Trochę Porsche 930, trochę McLaren. Lanzante TAG Championship ma silnik z bolidu F1

Lanzante TAG Championship powstanie w hołdzie dla zwycięstw McLarena w Formule 1. Ten hołd to nie tylko kolory, ale przede wszystkim, silnik F1 za plecami kierowcy.

Firma Lanzante ma długą historię współpracy z McLarenem. Tym razem postanowili oddać hołd serii mistrzostw marki w Formule 1 w latach 80-ych. Jak zrobić to najlepiej. No cóż, w przypadku Lanzante TAG Championship mówimy o zbudowaniu trzech Porsche 930 wyposażonych w oryginalne silniki F1.

Lanzante TAG Championship ma silniki TAG Porsche TTE PO1

Lanzante zamierza użyć silników, które były używane w wyścigach. Dokładniej rzecz biorąc jednostek TAG Porsche TTE PO1, z których McLaren korzystał w latach 1983-1987. I z którymi zdobył trzy mistrzostwa kierowców (Lauda i Prost) oraz dwa konstruktorów (1984 i 1985). To jednostka 1.5 V6 z podwójnym doładowaniem.

Silnik w bądź co bądź drogowym Lanzante TAG Championship musiał zostać nieco przebudowany. Choć w F1 osiągał między 780, a 900 KM, tu dostaniemy ich 625, przy (i tak absurdalnych) 10 250 obr/min.

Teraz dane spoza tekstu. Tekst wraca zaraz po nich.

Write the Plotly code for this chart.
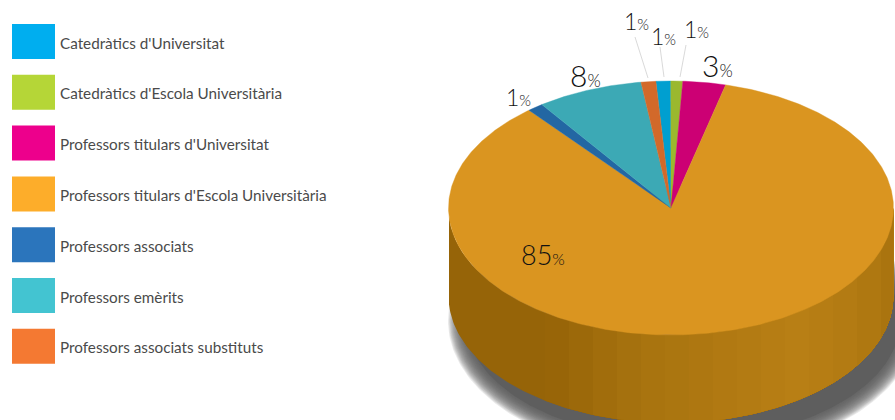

Przebudowę silnika zlecono Cosworthowi, który zadbał o to, żeby to Porsche 930 nie przejeżdżało "jednego wyścigu". Pojawiły się więc nowe turbosprężarki, tłoki, zawory oraz dolot, zmienione chłodzenie i całkowicie od zera zaprojektowany wydech, a także sterowanie silnikiem.

Moc przenosi na koła sześciobiegowa skrzynia manualna pochodząca z Porsche 993, ale również przebudowana. Według producenta, TAG Championship jest w stanie osiągnąć 325 km/h.

Oczywiście, samo wsadzenie nowego silnika to nie wszystko.

Lanzante TAG Championship

Porsche 930 Turbo przeszło solidną, odchudzającą kurację "węglową". Z karbonu wykonano maskę, zderzaki, dach, drzwi, przedni splitter oraz skrzydło. Dzięki temu, mimo zastosowaniu w środku solidnej klatki bezpieczeństwa, samochód waży zaledwie 920 kg.

Wyleciały też elektryczne lusterka i mnóstwo innych "umilaczy życia". W opcji jest tylko dodatkowa klimatyzacja, również wykonana z lekkich materiałów. Podobnie jak kubełkowe fotele Recaro oraz sześciopunktowe pasy bezpieczeństwa. Te są standardem, podobnie jak wyczynowy układ hamulcowy i opony Michelin PS4S.

Ostatnim smaczkiem jest oczywiście malowanie, nawiązujące do bolidów McLaren MP4/2, startujących w Formule 1.

Cena? Brytyjczycy nie przyznali się, ile będzie kosztował Lanzante TAG Championship. Jednakże, moja opinia jest taka, że cena idzie w miliony euro. Samo Porsche 930 Turbo obecnie jest drogim klasykiem, a ilość przebudowy oraz wyczynowe silniki pod tylną klapą sugerują, że nikt tu się nie oszczędzał z wydawaniem pieniędzy.